◆ **Working data**:
____________

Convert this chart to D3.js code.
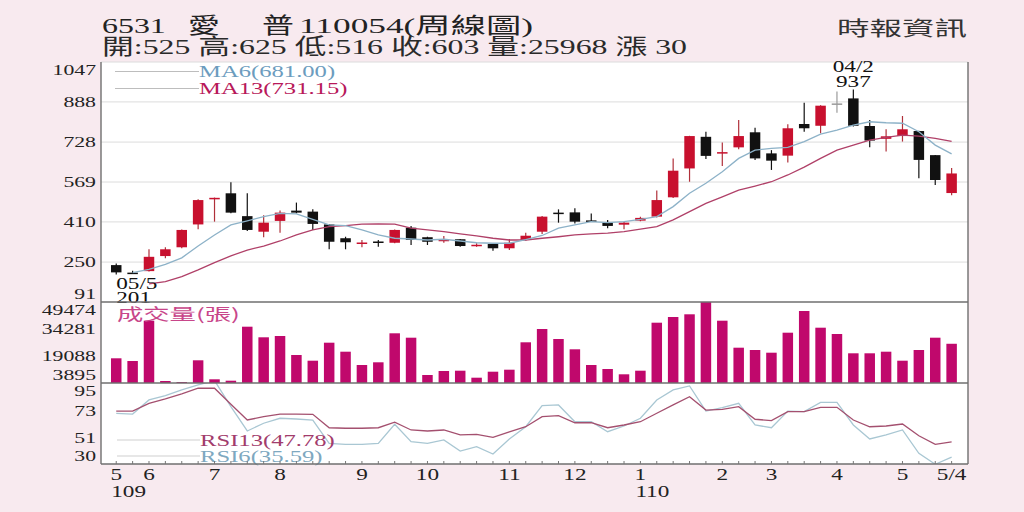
<!DOCTYPE html>
<html>
<head>
<meta charset="utf-8">
<script src="https://cdn.jsdelivr.net/npm/d3@7/dist/d3.min.js"></script>
<style>
  body { margin: 0; background: #f8eaef; }
  svg { display: block; }
</style>
</head>
<body>
<svg class="chart"></svg>
<script>
// weekly candles, 52 weeks
var opens  = [238,208,214,274,309,400,500,524,433,371,414,455,451,400,345,326,332,327,387,349,337,341,317,322,305,338,
              371,447,448,416,407,399,415,431,508,623,749,686,707,767,683,674,800,793,882,902,792,741,752,772,676,525];
var highs  = [244,215,301,309,380,500,507,568,524,437,455,487,460,401,351,338,338,380,394,351,354,342,325,325,342,367,
              434,460,464,444,418,411,431,535,663,753,769,726,816,785,696,799,885,875,929,937,816,779,832,773,677,625];
var lows   = [201,203,212,265,305,381,411,445,374,349,367,444,378,301,301,309,311,325,318,318,327,311,311,295,298,334,
              362,407,404,411,385,381,413,428,505,570,661,633,699,657,617,647,769,763,845,790,707,690,730,584,557,516];
var closes = [209,207,271,301,378,497,506,447,378,407,447,447,402,331,329,328,330,378,338,331,339,314,319,305,327,355,
              431,442,411,414,394,407,426,497,614,752,673,688,752,663,654,783,783,873,882,793,734,751,779,657,577,603];
var volumes = [17794,16274,38951,5020,3895,16668,5977,5189,35575,29610,30342,19651,16443,26572,21508,14024,15543,31861,
               29385,8397,10647,10816,6877,10254,11379,26797,34281,28654,22858,14024,11773,8790,10816,37826,41033,42552,
               49474,38951,23758,22464,20946,32199,44409,35012,31467,20607,20607,21508,16443,22464,29385,25968];
var ma6  = [null,208,221,241,267,314,358,398,414,431,444,442,420,398,395,378,358,345,342,338,341,334,327,325,325,339,
            356,385,398,411,407,411,420,431,471,524,564,610,663,696,703,707,730,760,776,796,809,805,803,769,716,681];
var ma13 = [null,null,163,172,192,219,248,275,298,314,334,358,378,391,395,401,402,401,385,378,371,362,354,345,338,338,
            345,351,358,362,365,371,381,391,418,451,484,510,537,553,570,597,628,663,696,716,736,747,756,752,743,731.15];
var rsi13 = [72.5,72.5,78.7,82.2,86.2,90.8,90.8,77.9,65.3,68,70.1,70.1,69.9,59.1,58.7,58.7,59.1,63.5,57.3,56.5,57.3,53.3,
             53.8,51.4,55.7,59.9,68,68.8,63.1,63.1,59.1,61.3,63.9,70.7,77.4,84,73.3,73.9,76,65.9,64.8,72,72,75.5,75.5,
             65.3,59.9,60.5,62.1,52.7,45.8,47.78];
var rsi6 = [70.7,70.1,81.4,84.8,89.4,93.4,97,76,56.5,62.7,66.7,66.1,65.3,46.6,45.8,45.8,46.6,61.9,47.9,46.6,49.3,40.4,
            43.9,38,50.1,59.9,76.8,77.4,63.9,63.9,55.9,60.5,66.7,81.4,89.4,92.6,72.5,75.2,78.7,61.3,59.1,72.5,72,79.5,
            79.5,61.3,50.1,53.3,57.3,38.6,29.8,35.59];

var priceTicks = [91, 250, 410, 569, 728, 888, 1047];
var volTicks = [3895, 19088, 34281, 49474];
var rsiTicks = [30, 51, 73, 95];
var monthLabels = ["5","6","7","8","9","10","11","12","1","2","3","4","5","5/4"];
var monthIdx    = [0, 2, 6, 10, 15, 19, 24, 28, 32, 37, 40, 44, 48, 51];
var yearLabels = ["109", "110"];
var yearIdx    = [0, 32];

var titleParts = ["6531", "愛", "普", "110054(周線圖)"];
var subTitle = "開:525 高:625 低:516 收:603 量:25968 漲 30";
var source = "時報資訊";

(function () {
    'use strict';
    var W = 1024, H = 512;
    var left = 101, right = 968;
    var pTop = 62, pBot = 302, vBot = 383, rBot = 464;
    var SX = 1.45;   // the picture is stretched sideways
    var serif = "'Liberation Serif','DejaVu Serif','Noto Sans CJK TC',serif";
    var cjk = "'Liberation Serif','Noto Sans CJK TC',sans-serif";

    var svg = d3.select(".chart").attr("width", W).attr("height", H);
    svg.append("rect").attr("width", W).attr("height", H).attr("fill", "#f8eaef");
    svg.append("rect").attr("x", left).attr("y", pTop)
        .attr("width", right - left).attr("height", rBot - pTop).attr("fill", "#fff");

    var n = closes.length;
    var x = d3.scaleLinear().domain([-0.93, 52]).range([left, right]);
    var yP = d3.scaleLinear().domain([91, 1047]).range([pBot, pTop]);
    var yV = d3.scaleLinear().domain([3895, 49474]).range([vBot, pBot]);
    var yR = d3.scaleLinear().domain([30, 95]).range([rBot, vBot]);

    var data = d3.range(n).map(function (i) {
        return {i: i, o: opens[i], h: highs[i], l: lows[i], c: closes[i], v: volumes[i]};
    });

    var defs = svg.append("defs");
    defs.append("clipPath").attr("id", "clipP").append("rect")
        .attr("x", left).attr("y", pTop).attr("width", right - left).attr("height", pBot - pTop);
    defs.append("clipPath").attr("id", "clipR").append("rect")
        .attr("x", left).attr("y", vBot).attr("width", right - left).attr("height", rBot - vBot);

    function stext(parent, tx, ty, str, size, anchor, fill, family) {
        return parent.append("text")
            .attr("transform", "translate(" + tx + "," + ty + ") scale(" + SX + ",1)")
            .attr("text-anchor", anchor || "start")
            .attr("font-size", size)
            .attr("font-family", family || serif)
            .attr("fill", fill || "#222")
            .text(str);
    }

    // header
    var hdr = svg.append("g");
    stext(hdr, 102, 33, titleParts[0], 22, "start", "#222", cjk);
    stext(hdr, 188, 33, titleParts[1], 22, "start", "#222", cjk);
    stext(hdr, 262, 33, titleParts[2], 22, "start", "#222", cjk);
    stext(hdr, 299, 33, titleParts[3], 22, "start", "#222", cjk)
        .attr("textLength", 234 / SX).attr("lengthAdjust", "spacingAndGlyphs");
    stext(hdr, 102, 54, subTitle, 22, "start", "#2a2a2a", cjk)
        .attr("textLength", 585 / SX).attr("lengthAdjust", "spacingAndGlyphs");
    stext(hdr, 837, 36, source, 20, "start", "#333", "'Noto Sans CJK TC',sans-serif")
        .attr("textLength", 130 / SX).attr("lengthAdjust", "spacingAndGlyphs");

    // grid lines in price panel
    svg.append("g").selectAll("line").data(priceTicks.slice(1)).join("line")
        .attr("x1", left).attr("x2", right)
        .attr("y1", function (d) { return yP(d); }).attr("y2", function (d) { return yP(d); })
        .attr("stroke", "#dcdcdc").attr("stroke-width", 1);

    // y labels, edge ones pushed inside the panel
    function yLabels(ticks, scale, top, bot) {
        var g = svg.append("g");
        ticks.forEach(function (t) {
            var yy = Math.max(top + 8, Math.min(bot - 8, scale(t)));
            stext(g, 96, yy, String(t), 15, "end", "#222").attr("dominant-baseline", "central");
        });
    }
    yLabels(priceTicks, yP, pTop, pBot);
    yLabels(volTicks, yV, pBot, vBot);
    yLabels(rsiTicks, yR, vBot, rBot);

    // candles
    var bw = 10.5;
    function col(d) { return d.c > d.o ? "#c8102e" : (d.c < d.o ? "#111" : "#9a9a9a"); }
    function wcol(d) { return d.c > d.o ? "#b0303a" : (d.c < d.o ? "#111" : "#9a9a9a"); }
    var cg = svg.append("g").attr("clip-path", "url(#clipP)");
    cg.selectAll("line.wick").data(data).join("line").attr("class", "wick")
        .attr("x1", function (d) { return x(d.i); }).attr("x2", function (d) { return x(d.i); })
        .attr("y1", function (d) { return yP(d.h); }).attr("y2", function (d) { return yP(d.l); })
        .attr("stroke", wcol).attr("stroke-width", 1.2);
    cg.selectAll("rect.body").data(data).join("rect").attr("class", "body")
        .attr("x", function (d) { return x(d.i) - bw / 2; })
        .attr("y", function (d) { return yP(Math.max(d.o, d.c)); })
        .attr("width", bw)
        .attr("height", function (d) { return Math.max(1.5, Math.abs(yP(d.o) - yP(d.c))); })
        .attr("fill", col);

    // moving averages
    function mline(arr, scale) {
        return d3.line()
            .defined(function (d) { return d != null; })
            .x(function (d, i) { return x(i); })
            .y(function (d) { return scale(d); })(arr);
    }
    cg.append("path").attr("d", mline(ma13, yP)).attr("fill", "none")
        .attr("stroke", "#b04068").attr("stroke-width", 1.3);
    cg.append("path").attr("d", mline(ma6, yP)).attr("fill", "none")
        .attr("stroke", "#8db2c8").attr("stroke-width", 1.3);

    // MA legend
    var lg = svg.append("g");
    [[71.5, "MA6(681.00)", "#6c9cbe"], [88.5, "MA13(731.15)", "#b8185a"]].forEach(function (r) {
        lg.append("line").attr("x1", 115).attr("x2", 199).attr("y1", r[0]).attr("y2", r[0])
            .attr("stroke", "#bdbdbd").attr("stroke-width", 1);
        stext(lg, 199, r[0], r[1], 17, "start", r[2]).attr("dominant-baseline", "central");
    });

    // high / low notes
    var hi = d3.maxIndex(highs), lo = d3.minIndex(lows);
    stext(svg, x(hi), 66, "04/2", 16, "middle", "#111").attr("dominant-baseline", "central");
    stext(svg, x(hi), 81, String(highs[hi]), 16, "middle", "#111").attr("dominant-baseline", "central");
    stext(svg, x(lo), 283, "05/5", 16, "start", "#111").attr("dominant-baseline", "central");
    stext(svg, x(lo), 297.5, String(lows[lo]), 16, "start", "#111").attr("dominant-baseline", "central");

    // volume bars
    svg.append("g").selectAll("rect").data(data).join("rect")
        .attr("x", function (d) { return x(d.i) - bw / 2; })
        .attr("y", function (d) { return Math.min(yV(d.v), vBot - 1); })
        .attr("width", bw)
        .attr("height", function (d) { return Math.max(1, vBot - yV(d.v)); })
        .attr("fill", "#c0086c");
    stext(svg, 117, 313, "成交量(張)", 16, "start", "#c8468a", "'Noto Sans CJK TC',sans-serif")
        .attr("dominant-baseline", "central")
        .attr("textLength", 123 / SX).attr("lengthAdjust", "spacingAndGlyphs");

    // RSI
    var rg = svg.append("g").attr("clip-path", "url(#clipR)");
    rg.append("path").attr("d", mline(rsi6, yR)).attr("fill", "none")
        .attr("stroke", "#a9c7d3").attr("stroke-width", 1.3);
    rg.append("path").attr("d", mline(rsi13, yR)).attr("fill", "none")
        .attr("stroke", "#a4506f").attr("stroke-width", 1.3);
    var rl = svg.append("g");
    [[440, "RSI13(47.78)", "#a23c6c"], [456, "RSI6(35.59)", "#7ea8c0"]].forEach(function (r) {
        rl.append("line").attr("x1", 117).attr("x2", 200).attr("y1", r[0]).attr("y2", r[0])
            .attr("stroke", "#cfcfcf").attr("stroke-width", 1);
        stext(rl, 200, r[0], r[1], 17, "start", r[2]).attr("dominant-baseline", "central");
    });

    // frame
    var fr = svg.append("g").attr("stroke", "#6f6f6f").attr("stroke-width", 1.4);
    fr.append("line").attr("x1", left).attr("x2", left).attr("y1", pTop).attr("y2", rBot);
    fr.append("line").attr("x1", right).attr("x2", right).attr("y1", pTop).attr("y2", rBot);
    [pBot, vBot, rBot].forEach(function (yy) {
        fr.append("line").attr("x1", left).attr("x2", right).attr("y1", yy).attr("y2", yy);
    });

    // x ticks and labels
    svg.append("g").selectAll("line").data(d3.range(n)).join("line")
        .attr("x1", function (d) { return x(d); }).attr("x2", function (d) { return x(d); })
        .attr("y1", rBot - 3).attr("y2", rBot)
        .attr("stroke", "#777").attr("stroke-width", 1);
    var xl = svg.append("g");
    monthLabels.forEach(function (m, k) {
        stext(xl, x(monthIdx[k]), 474, m, 16, "middle", "#222").attr("dominant-baseline", "central");
    });
    yearLabels.forEach(function (yl, k) {
        stext(xl, x(yearIdx[k]) - 5, 491, yl, 16, "start", "#222").attr("dominant-baseline", "central");
    });
})();
</script>
</body>
</html>
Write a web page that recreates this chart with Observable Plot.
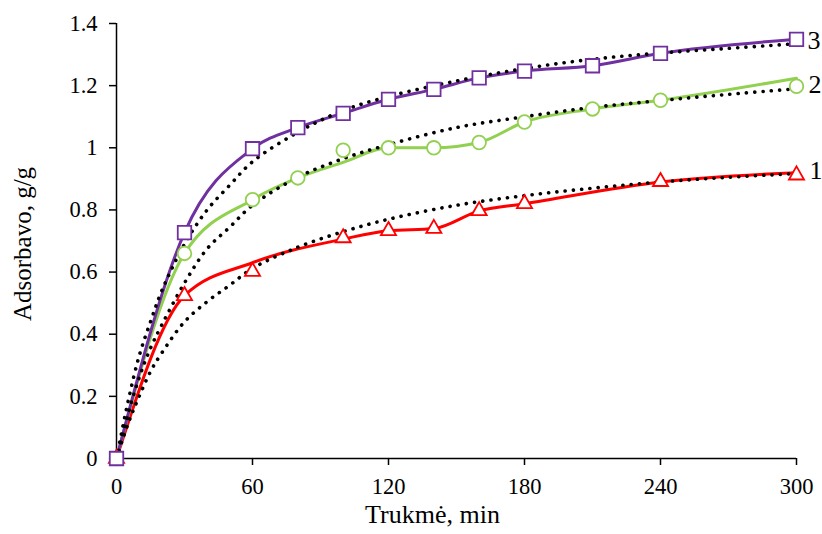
<!DOCTYPE html>
<html><head><meta charset="utf-8">
<script src="https://cdn.jsdelivr.net/npm/d3@7"></script>
<script src="https://cdn.jsdelivr.net/npm/@observablehq/plot@0.6"></script>
<style>body{margin:0;background:#fff}</style>
</head><body><div id="chart"></div>
<script>
// ---- data ----
const xTicks = [0, 60, 120, 180, 240, 300];
const yTicks = [0, 0.2, 0.4, 0.6, 0.8, 1, 1.2, 1.4];
const xTitle = "Trukmė, min";
const yTitle = "Adsorbavo, g/g";
const seriesLabels = ["1", "2", "3"];

const time1 = [0, 30, 60, 100, 120, 140, 160, 180, 240, 300];
const marker1 = [0, 0.524, 0.602, 0.71, 0.733, 0.74, 0.797, 0.82, 0.891, 0.912];
const line1 = [0, 0.524, 0.63, 0.706, 0.733, 0.74, 0.797, 0.82, 0.89, 0.92];

const time23 = [0, 30, 60, 80, 100, 120, 140, 160, 180, 210, 240, 300];
const marker2 = [0, 0.66, 0.833, 0.903, 0.992, 1.0, 1.0, 1.017, 1.083, 1.125, 1.153, 1.198];
const line2 = [0, 0.66, 0.833, 0.903, 0.953, 1.0, 1.0, 1.017, 1.083, 1.125, 1.153, 1.224];
const marker3 = [0, 0.727, 0.997, 1.065, 1.111, 1.156, 1.188, 1.225, 1.247, 1.264, 1.304, 1.349];
const line3 = [0, 0.727, 0.997, 1.065, 1.111, 1.156, 1.188, 1.225, 1.247, 1.264, 1.304, 1.349];

const modelTime = [0, 5, 10, 15, 20, 30, 40, 50, 60, 80, 100, 120, 150, 180, 210, 240, 270, 300];
const model1 = [0, 0.11, 0.2, 0.28, 0.34, 0.44, 0.505, 0.558, 0.612, 0.68, 0.73, 0.77, 0.815, 0.846, 0.87, 0.89, 0.905, 0.917];
const model2 = [0, 0.14, 0.26, 0.355, 0.43, 0.565, 0.675, 0.745, 0.815, 0.905, 0.965, 1.01, 1.065, 1.10, 1.13, 1.152, 1.172, 1.19];
const model3 = [0, 0.18, 0.33, 0.44, 0.54, 0.69, 0.80, 0.88, 0.955, 1.05, 1.12, 1.165, 1.215, 1.255, 1.285, 1.305, 1.32, 1.335];

// ---- build ----
const rows = (ts, vs) => ts.map((t, i) => ({t, v: vs[i]}));
const RED = "#FF0000", GREEN = "#92D050", PURPLE = "#7030A0";
const dotted = {x: "t", y: "v", stroke: "#000", strokeWidth: 3.6, strokeDasharray: "0.1 8.2", strokeLinecap: "round", curve: "catmull-rom"};
const solid = {x: "t", y: "v", strokeWidth: 3, curve: "monotone-x"};
const dots = {x: "t", y: "v", fill: "#fff", strokeWidth: 1.8};
const last = a => a[a.length - 1];

const chart = Plot.plot({
  width: 822, height: 534,
  marginLeft: 116, marginRight: 26, marginTop: 23, marginBottom: 76,
  style: {fontFamily: "'Liberation Serif','Times New Roman',serif", fontSize: "22.5px", background: "#fff", color: "#000", overflow: "visible"},
  x: {domain: [0, 300]},
  y: {domain: [0, 1.4]},
  marks: [
    Plot.axisX({ticks: xTicks, tickSize: 7, tickPadding: 13, strokeWidth: 1.5, label: null, fontSize: 22.5}),
    Plot.axisY({ticks: yTicks, tickSize: 7, tickPadding: 12, strokeWidth: 1.5, label: null, fontSize: 22.5, tickFormat: d => String(+d.toFixed(1))}),
    Plot.ruleX([0], {y1: 0, y2: 1.4, stroke: "#000", strokeWidth: 1.5}),
    Plot.ruleY([0], {x1: 0, x2: 300, stroke: "#000", strokeWidth: 1.5}),
    Plot.line(rows(time1, line1), {...solid, stroke: RED}),
    Plot.line(rows(time23, line2), {...solid, stroke: GREEN}),
    Plot.line(rows(time23, line3), {...solid, stroke: PURPLE}),
    Plot.line(rows(modelTime, model1), dotted),
    Plot.line(rows(modelTime, model2), dotted),
    Plot.line(rows(modelTime, model3), dotted),
    Plot.dot(rows(time1, marker1), {...dots, stroke: RED, symbol: "triangle", r: 5.6}),
    Plot.dot(rows(time23, marker2), {...dots, stroke: GREEN, symbol: "circle", r: 6.8}),
    Plot.dot(rows(time23, marker3), {...dots, stroke: PURPLE, symbol: "square", r: 7.6}),
    Plot.text([seriesLabels[0]], {x: 300, y: last(marker1), dx: 13, dy: -4, textAnchor: "start", fontSize: 26}),
    Plot.text([seriesLabels[1]], {x: 300, y: last(marker2), dx: 12, dy: -2, textAnchor: "start", fontSize: 26}),
    Plot.text([seriesLabels[2]], {x: 300, y: last(marker3), dx: 11, dy: 1, textAnchor: "start", fontSize: 26}),
    Plot.text([xTitle], {frameAnchor: "bottom", dx: -24, dy: 64, textAnchor: "middle", fontSize: 26}),
    Plot.text([yTitle], {frameAnchor: "left", dx: -94, dy: 3, rotate: -90, textAnchor: "middle", fontSize: 25})
  ]
});
document.getElementById("chart").appendChild(chart);
</script>
</body></html>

____________

◆ **Short exercise**:
Every line from the one containing "Write a web" to the one containing "0.82, 0.89, 0.92];" should be output exactly, both ends included. Nothing else goes in, and no pictures either.

◆ **Response to this exercise**:
Write a web page that recreates this chart with Observable Plot.
<!DOCTYPE html>
<html><head><meta charset="utf-8">
<script src="https://cdn.jsdelivr.net/npm/d3@7"></script>
<script src="https://cdn.jsdelivr.net/npm/@observablehq/plot@0.6"></script>
<style>body{margin:0;background:#fff}</style>
</head><body><div id="chart"></div>
<script>
// ---- data ----
const xTicks = [0, 60, 120, 180, 240, 300];
const yTicks = [0, 0.2, 0.4, 0.6, 0.8, 1, 1.2, 1.4];
const xTitle = "Trukmė, min";
const yTitle = "Adsorbavo, g/g";
const seriesLabels = ["1", "2", "3"];

const time1 = [0, 30, 60, 100, 120, 140, 160, 180, 240, 300];
const marker1 = [0, 0.524, 0.602, 0.71, 0.733, 0.74, 0.797, 0.82, 0.891, 0.912];
const line1 = [0, 0.524, 0.63, 0.706, 0.733, 0.74, 0.797, 0.82, 0.89, 0.92];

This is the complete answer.